* SET EXERCISE *
Repeat what the lines below say, word for word, and skip every image.

--------------------------------------------------

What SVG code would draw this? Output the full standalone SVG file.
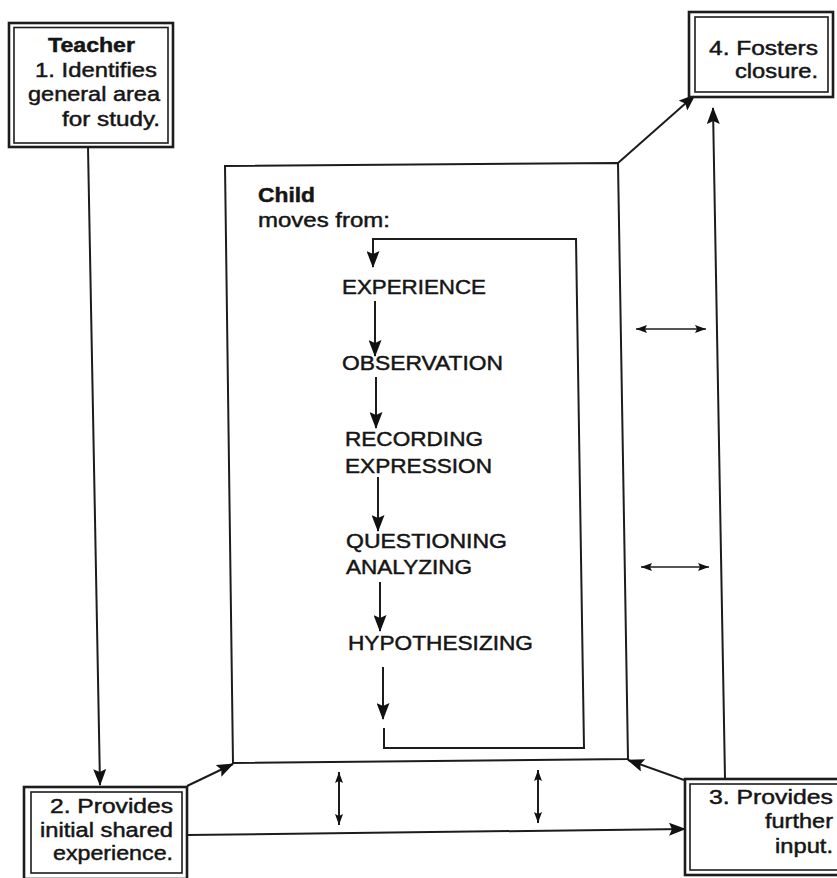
<svg xmlns="http://www.w3.org/2000/svg" width="837" height="878" viewBox="0 0 837 878">
<defs>
<style>
.t{font-family:"Liberation Sans",Arial,sans-serif;font-size:19.5px;fill:#151515;stroke:#151515;stroke-width:0.45}
.b{font-weight:bold}
.ln{fill:none;stroke:#1c1c1c;stroke-width:2}
.thin{fill:none;stroke:#1c1c1c;stroke-width:1.4}
.outer{fill:#fff;stroke:#1c1c1c;stroke-width:2.6}
.inner{fill:none;stroke:#1c1c1c;stroke-width:1.6}
</style>
<marker id="ah" markerUnits="userSpaceOnUse" markerWidth="17" markerHeight="13" refX="16" refY="6.5" orient="auto-start-reverse" viewBox="0 0 17 13">
<path d="M0,0 L17,6.5 L0,13 L3,6.5 z" fill="#111"/>
</marker>
<marker id="ahs" markerUnits="userSpaceOnUse" markerWidth="11" markerHeight="8" refX="11" refY="4" orient="auto-start-reverse" viewBox="0 0 11 8">
<path d="M0,0 L11,4 L0,8 L2,4 z" fill="#111"/>
</marker>
</defs>
<rect width="837" height="878" fill="#fff"/>

<g id="connectors">
<path class="ln" d="M88,147 L100,785" marker-end="url(#ah)"/>
<path class="ln" d="M187,786 L233,764" marker-end="url(#ah)"/>
<path class="ln" d="M187,835 L685,829" marker-end="url(#ah)"/>
<path class="ln" d="M684,780 L628,760" marker-end="url(#ah)"/>
<path class="ln" d="M618,163 L695,95" marker-end="url(#ah)"/>
<path class="ln" d="M725,779 L713,108" marker-end="url(#ah)"/>
<path class="thin" d="M636,329 L706,329" marker-start="url(#ahs)" marker-end="url(#ahs)"/>
<path class="thin" d="M641,567 L709,567" marker-start="url(#ahs)" marker-end="url(#ahs)"/>
<path class="ln" d="M339,772 L339,825" marker-start="url(#ahs)" marker-end="url(#ahs)"/>
<path class="ln" d="M538,770 L538,823" marker-start="url(#ahs)" marker-end="url(#ahs)"/>
<path class="ln" d="M375,301 L375,356" marker-end="url(#ah)"/>
<path class="ln" d="M376,377 L376,428" marker-end="url(#ah)"/>
<path class="ln" d="M378,477 L378,531" marker-end="url(#ah)"/>
<path class="ln" d="M380,582 L380,631" marker-end="url(#ah)"/>
<path class="ln" d="M383,667 L383,719" marker-end="url(#ah)"/>
<path class="ln" d="M384,728 L384,748 L584,748 L576,239 L373,239 L373,267" marker-end="url(#ah)"/>
</g>

<g id="teacher">
<rect class="outer" x="9" y="23" width="164" height="124"/>
<rect class="inner" x="14" y="27.5" width="154" height="115.5"/>
<text class="t b" x="48" y="52" textLength="87" lengthAdjust="spacingAndGlyphs">Teacher</text>
<text class="t" x="35" y="77" textLength="122" lengthAdjust="spacingAndGlyphs">1.  Identifies</text>
<text class="t" x="28" y="101" textLength="132" lengthAdjust="spacingAndGlyphs">general area</text>
<text class="t" x="62" y="126" textLength="98" lengthAdjust="spacingAndGlyphs">for study.</text>
</g>

<g id="fosters">
<rect class="outer" x="689" y="12" width="144" height="85"/>
<rect class="inner" x="695" y="17" width="133" height="75"/>
<text class="t" x="709" y="55" textLength="109" lengthAdjust="spacingAndGlyphs">4.  Fosters</text>
<text class="t" x="735" y="78" textLength="83" lengthAdjust="spacingAndGlyphs">closure.</text>
</g>

<g id="provides-initial">
<rect class="outer" x="24" y="787" width="163" height="92"/>
<rect class="inner" x="31" y="792" width="151" height="81"/>
<text class="t" x="50" y="813" textLength="123" lengthAdjust="spacingAndGlyphs">2.  Provides</text>
<text class="t" x="40" y="837" textLength="133" lengthAdjust="spacingAndGlyphs">initial shared</text>
<text class="t" x="53" y="860" textLength="120" lengthAdjust="spacingAndGlyphs">experience.</text>
</g>

<g id="provides-further">
<rect class="outer" x="685" y="779" width="160" height="96"/>
<rect class="inner" x="690" y="784" width="150" height="86"/>
<text class="t" x="709" y="804" textLength="124" lengthAdjust="spacingAndGlyphs">3.  Provides</text>
<text class="t" x="765" y="828" textLength="68" lengthAdjust="spacingAndGlyphs">further</text>
<text class="t" x="775" y="853" textLength="58" lengthAdjust="spacingAndGlyphs">input.</text>
</g>

<g id="child">
<path class="ln" d="M225,166 L618,163 L628,759 L233,763 Z"/>
<text class="t b" x="258" y="202" textLength="57" lengthAdjust="spacingAndGlyphs">Child</text>
<text class="t" x="258" y="227" textLength="132" lengthAdjust="spacingAndGlyphs">moves from:</text>
</g>

<g id="experience">
<text class="t" x="342" y="294" textLength="144" lengthAdjust="spacingAndGlyphs">EXPERIENCE</text>
</g>
<g id="observation">
<text class="t" x="342" y="370" textLength="161" lengthAdjust="spacingAndGlyphs">OBSERVATION</text>
</g>
<g id="recording-expression">
<text class="t" x="345" y="446" textLength="138" lengthAdjust="spacingAndGlyphs">RECORDING</text>
<text class="t" x="345" y="473" textLength="147" lengthAdjust="spacingAndGlyphs">EXPRESSION</text>
</g>
<g id="questioning-analyzing">
<text class="t" x="346" y="548" textLength="161" lengthAdjust="spacingAndGlyphs">QUESTIONING</text>
<text class="t" x="346" y="574" textLength="126" lengthAdjust="spacingAndGlyphs">ANALYZING</text>
</g>
<g id="hypothesizing">
<text class="t" x="348" y="650" textLength="185" lengthAdjust="spacingAndGlyphs">HYPOTHESIZING</text>
</g>
</svg>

--------------------------------------------------

* EXERCISE SOLUTION *
What SVG code would draw this? Output the full standalone SVG file.
<svg xmlns="http://www.w3.org/2000/svg" width="837" height="878" viewBox="0 0 837 878">
<defs>
<style>
.t{font-family:"Liberation Sans",Arial,sans-serif;font-size:19.5px;fill:#151515;stroke:#151515;stroke-width:0.45}
.b{font-weight:bold}
.ln{fill:none;stroke:#1c1c1c;stroke-width:2}
.thin{fill:none;stroke:#1c1c1c;stroke-width:1.4}
.outer{fill:#fff;stroke:#1c1c1c;stroke-width:2.6}
.inner{fill:none;stroke:#1c1c1c;stroke-width:1.6}
</style>
<marker id="ah" markerUnits="userSpaceOnUse" markerWidth="17" markerHeight="13" refX="16" refY="6.5" orient="auto-start-reverse" viewBox="0 0 17 13">
<path d="M0,0 L17,6.5 L0,13 L3,6.5 z" fill="#111"/>
</marker>
<marker id="ahs" markerUnits="userSpaceOnUse" markerWidth="11" markerHeight="8" refX="11" refY="4" orient="auto-start-reverse" viewBox="0 0 11 8">
<path d="M0,0 L11,4 L0,8 L2,4 z" fill="#111"/>
</marker>
</defs>
<rect width="837" height="878" fill="#fff"/>

<g id="connectors">
<path class="ln" d="M88,147 L100,785" marker-end="url(#ah)"/>
<path class="ln" d="M187,786 L233,764" marker-end="url(#ah)"/>
<path class="ln" d="M187,835 L685,829" marker-end="url(#ah)"/>
<path class="ln" d="M684,780 L628,760" marker-end="url(#ah)"/>
<path class="ln" d="M618,163 L695,95" marker-end="url(#ah)"/>
<path class="ln" d="M725,779 L713,108" marker-end="url(#ah)"/>
<path class="thin" d="M636,329 L706,329" marker-start="url(#ahs)" marker-end="url(#ahs)"/>
<path class="thin" d="M641,567 L709,567" marker-start="url(#ahs)" marker-end="url(#ahs)"/>
<path class="ln" d="M339,772 L339,825" marker-start="url(#ahs)" marker-end="url(#ahs)"/>
<path class="ln" d="M538,770 L538,823" marker-start="url(#ahs)" marker-end="url(#ahs)"/>
<path class="ln" d="M375,301 L375,356" marker-end="url(#ah)"/>
<path class="ln" d="M376,377 L376,428" marker-end="url(#ah)"/>
<path class="ln" d="M378,477 L378,531" marker-end="url(#ah)"/>
<path class="ln" d="M380,582 L380,631" marker-end="url(#ah)"/>
<path class="ln" d="M383,667 L383,719" marker-end="url(#ah)"/>
<path class="ln" d="M384,728 L384,748 L584,748 L576,239 L373,239 L373,267" marker-end="url(#ah)"/>
</g>

<g id="teacher">
<rect class="outer" x="9" y="23" width="164" height="124"/>
<rect class="inner" x="14" y="27.5" width="154" height="115.5"/>
<text class="t b" x="48" y="52" textLength="87" lengthAdjust="spacingAndGlyphs">Teacher</text>
<text class="t" x="35" y="77" textLength="122" lengthAdjust="spacingAndGlyphs">1.  Identifies</text>
<text class="t" x="28" y="101" textLength="132" lengthAdjust="spacingAndGlyphs">general area</text>
<text class="t" x="62" y="126" textLength="98" lengthAdjust="spacingAndGlyphs">for study.</text>
</g>

<g id="fosters">
<rect class="outer" x="689" y="12" width="144" height="85"/>
<rect class="inner" x="695" y="17" width="133" height="75"/>
<text class="t" x="709" y="55" textLength="109" lengthAdjust="spacingAndGlyphs">4.  Fosters</text>
<text class="t" x="735" y="78" textLength="83" lengthAdjust="spacingAndGlyphs">closure.</text>
</g>

<g id="provides-initial">
<rect class="outer" x="24" y="787" width="163" height="92"/>
<rect class="inner" x="31" y="792" width="151" height="81"/>
<text class="t" x="50" y="813" textLength="123" lengthAdjust="spacingAndGlyphs">2.  Provides</text>
<text class="t" x="40" y="837" textLength="133" lengthAdjust="spacingAndGlyphs">initial shared</text>
<text class="t" x="53" y="860" textLength="120" lengthAdjust="spacingAndGlyphs">experience.</text>
</g>

<g id="provides-further">
<rect class="outer" x="685" y="779" width="160" height="96"/>
<rect class="inner" x="690" y="784" width="150" height="86"/>
<text class="t" x="709" y="804" textLength="124" lengthAdjust="spacingAndGlyphs">3.  Provides</text>
<text class="t" x="765" y="828" textLength="68" lengthAdjust="spacingAndGlyphs">further</text>
<text class="t" x="775" y="853" textLength="58" lengthAdjust="spacingAndGlyphs">input.</text>
</g>

<g id="child">
<path class="ln" d="M225,166 L618,163 L628,759 L233,763 Z"/>
<text class="t b" x="258" y="202" textLength="57" lengthAdjust="spacingAndGlyphs">Child</text>
<text class="t" x="258" y="227" textLength="132" lengthAdjust="spacingAndGlyphs">moves from:</text>
</g>

<g id="experience">
<text class="t" x="342" y="294" textLength="144" lengthAdjust="spacingAndGlyphs">EXPERIENCE</text>
</g>
<g id="observation">
<text class="t" x="342" y="370" textLength="161" lengthAdjust="spacingAndGlyphs">OBSERVATION</text>
</g>
<g id="recording-expression">
<text class="t" x="345" y="446" textLength="138" lengthAdjust="spacingAndGlyphs">RECORDING</text>
<text class="t" x="345" y="473" textLength="147" lengthAdjust="spacingAndGlyphs">EXPRESSION</text>
</g>
<g id="questioning-analyzing">
<text class="t" x="346" y="548" textLength="161" lengthAdjust="spacingAndGlyphs">QUESTIONING</text>
<text class="t" x="346" y="574" textLength="126" lengthAdjust="spacingAndGlyphs">ANALYZING</text>
</g>
<g id="hypothesizing">
<text class="t" x="348" y="650" textLength="185" lengthAdjust="spacingAndGlyphs">HYPOTHESIZING</text>
</g>
</svg>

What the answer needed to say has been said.